- Directed by: M. J. Loheed
- Written by: M. J. Loheed
- Starring: Tom Sharpe; Laura Silverman; Greg Behrendt; Kristopher Logan; Eddie Pepitone;
- Release date: October 2, 2005;
- Running time: 95 minutes
- Country: United States
- Language: English

= Freeze Out (film) =

Freeze Out is the 2005 debut feature film of M.J. Loheed an American writer and director. It was financed primarily with Loheed’s own poker winnings and is believed to be the first independent film financed with poker money.

It premiered in 2005 at the Westwood International Film Festival where it won the Best Feature Award. Freeze Out was also an official selection of the 2006 Cinequest Viewer's Voice Festival and the 2006 Omaha film Festival.

==Synopsis==
Freeze Out is a comedy about one man's ridiculous and overzealous attempt to get revenge for the constant ribbing of his best friends at his weekly poker game.
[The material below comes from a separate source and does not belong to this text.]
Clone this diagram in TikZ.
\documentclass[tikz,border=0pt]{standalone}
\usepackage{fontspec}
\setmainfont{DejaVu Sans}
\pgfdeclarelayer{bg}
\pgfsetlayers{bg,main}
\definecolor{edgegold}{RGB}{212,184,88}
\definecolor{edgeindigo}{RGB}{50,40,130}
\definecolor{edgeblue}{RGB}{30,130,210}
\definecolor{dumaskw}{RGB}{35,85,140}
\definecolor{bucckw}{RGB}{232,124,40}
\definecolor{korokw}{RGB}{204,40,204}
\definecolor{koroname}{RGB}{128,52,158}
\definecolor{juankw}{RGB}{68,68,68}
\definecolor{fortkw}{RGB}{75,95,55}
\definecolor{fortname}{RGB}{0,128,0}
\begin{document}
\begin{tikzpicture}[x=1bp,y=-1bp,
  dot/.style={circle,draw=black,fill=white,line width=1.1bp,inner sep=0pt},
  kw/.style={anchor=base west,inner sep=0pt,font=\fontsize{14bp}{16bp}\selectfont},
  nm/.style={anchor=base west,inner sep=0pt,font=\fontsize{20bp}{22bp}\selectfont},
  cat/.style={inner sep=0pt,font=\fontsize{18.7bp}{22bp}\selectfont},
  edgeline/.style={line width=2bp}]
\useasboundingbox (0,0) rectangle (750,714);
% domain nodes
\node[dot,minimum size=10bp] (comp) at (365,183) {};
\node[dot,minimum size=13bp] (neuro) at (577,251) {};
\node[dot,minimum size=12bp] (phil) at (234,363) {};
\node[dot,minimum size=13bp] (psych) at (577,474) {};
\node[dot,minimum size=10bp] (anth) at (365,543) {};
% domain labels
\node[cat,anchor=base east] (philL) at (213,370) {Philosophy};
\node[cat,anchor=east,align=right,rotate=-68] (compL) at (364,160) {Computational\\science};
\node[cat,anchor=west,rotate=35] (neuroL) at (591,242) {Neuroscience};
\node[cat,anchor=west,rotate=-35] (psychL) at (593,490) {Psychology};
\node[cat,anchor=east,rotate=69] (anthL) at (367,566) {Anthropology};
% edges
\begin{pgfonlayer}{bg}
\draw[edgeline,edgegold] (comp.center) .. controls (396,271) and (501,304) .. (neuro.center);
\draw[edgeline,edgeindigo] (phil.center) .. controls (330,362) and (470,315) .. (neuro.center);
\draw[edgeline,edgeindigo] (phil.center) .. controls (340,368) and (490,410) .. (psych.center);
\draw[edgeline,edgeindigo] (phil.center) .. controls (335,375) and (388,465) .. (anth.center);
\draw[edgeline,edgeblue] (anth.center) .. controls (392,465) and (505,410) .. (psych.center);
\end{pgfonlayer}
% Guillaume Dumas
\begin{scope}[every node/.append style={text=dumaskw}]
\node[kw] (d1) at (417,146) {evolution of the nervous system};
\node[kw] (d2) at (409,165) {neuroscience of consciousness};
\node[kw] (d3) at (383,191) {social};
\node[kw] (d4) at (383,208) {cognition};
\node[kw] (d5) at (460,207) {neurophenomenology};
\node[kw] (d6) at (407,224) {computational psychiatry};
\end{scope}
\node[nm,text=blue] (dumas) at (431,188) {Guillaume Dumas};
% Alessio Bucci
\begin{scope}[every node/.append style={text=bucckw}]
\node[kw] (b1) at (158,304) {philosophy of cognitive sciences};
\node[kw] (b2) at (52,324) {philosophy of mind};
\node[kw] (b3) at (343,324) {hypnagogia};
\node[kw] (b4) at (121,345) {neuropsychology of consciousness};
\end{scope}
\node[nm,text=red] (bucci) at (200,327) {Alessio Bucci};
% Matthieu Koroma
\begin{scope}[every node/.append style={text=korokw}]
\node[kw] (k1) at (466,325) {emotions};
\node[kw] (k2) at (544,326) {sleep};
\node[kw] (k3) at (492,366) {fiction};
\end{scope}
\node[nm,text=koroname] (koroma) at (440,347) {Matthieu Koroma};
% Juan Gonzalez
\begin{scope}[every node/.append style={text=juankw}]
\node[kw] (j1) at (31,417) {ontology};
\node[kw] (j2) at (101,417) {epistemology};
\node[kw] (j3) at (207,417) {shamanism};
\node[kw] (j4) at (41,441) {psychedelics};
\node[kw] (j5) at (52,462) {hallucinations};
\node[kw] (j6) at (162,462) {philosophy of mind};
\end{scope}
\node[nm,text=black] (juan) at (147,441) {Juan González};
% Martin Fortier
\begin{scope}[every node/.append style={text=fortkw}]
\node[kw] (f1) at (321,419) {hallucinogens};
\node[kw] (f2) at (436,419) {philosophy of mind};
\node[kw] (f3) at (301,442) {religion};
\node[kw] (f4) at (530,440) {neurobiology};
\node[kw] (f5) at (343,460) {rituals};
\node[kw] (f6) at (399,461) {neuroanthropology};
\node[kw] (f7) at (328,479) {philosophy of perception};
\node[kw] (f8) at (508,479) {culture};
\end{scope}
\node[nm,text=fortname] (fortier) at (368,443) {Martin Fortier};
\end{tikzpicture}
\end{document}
John's weekly poker game is a sanctuary from the horrors of living and working in Los Angeles: a ritual of jokes, beer drinking, talking movies, politics, and sex. In short, it's a good time and the max bet is 25 cents so no one is going to go broke.
But something is bugging John. His friends don't respect him; any chance they get they cut him down, tell him he's boring, make him feel small. He's tired of being the butt of their jokes and he's not going to take it anymore. So he raises the stakes, trains in secret and engineers a winner-take-all Freeze Out, never realizing it might cost him his 7 best friends. What starts as an innocent night of low stakes poker becomes a ripping lampoon of friendship and a funny look at how we all lie to ourselves.